Vulcanised shoes are often slimmer fitting and may have no padding at all. The Vans Era or Vans slip-ons are great examples of this. They look super stylish and are great for cruising bowls etc but don’t expect to get away from a board impact to the top of your foot. It’s going to hurt.

Brands like Adidas and New Balance offer a moderate amount of padding for a modern, less puffy look but still with some shape and protection.

So, denizens of Google, I hope this answers some of your questions regarding the mysteries of skate footwear. 

To sum up:

  • The Half Cab is doubtless the best skate shoe of all time, always skate in skate shoes unless you are Tom Penny, in which case you can skate in Timberlands or anything you like because your feet are magic.
  • Skate shoes last longer than average shoes when rubbed against grip tape and tarmac for hours on end.
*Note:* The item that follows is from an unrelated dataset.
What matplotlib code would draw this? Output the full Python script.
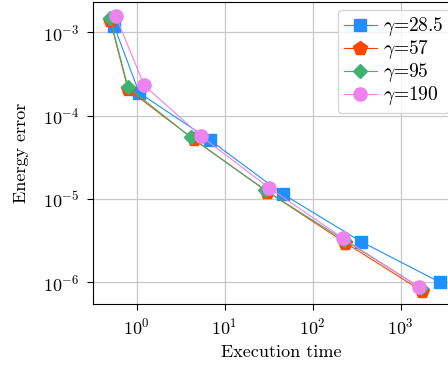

To make them last longer, buy a pair with rubber toe caps or suffer the fate I did as a kid and walk around with patches of leather and rubber adorning your otherwise dope kicks. 
  • You can best break in your new shoes just by wearing them around for a few days but if you are in a rush, be sure to wipe or rub off any sheen on the soles from the production process.
  • Your shoes should be firm but not so tight that the laces are cranked to death, turning your shoes into bananas.
  • Surprise! Skaters tie their laces like everyone else. This is part of being a human.
  • Tony Hawk has worn many brands of shoes over his illustrious career but this need not dictate what shoes you wear. You are unlikely to be doing a 900 unless you are a teenage Olympic hopeful, so your choice can deviate from his.
  • Finally, skate shoes have been known to have big tongues. In the nineties we actually added tongues for extra dope puffiness… this was of course a style choice! Laugh if you like but it’ll come back around sooner than you think. 
  • Just check out the latest JS 1 John Shanahan from DC!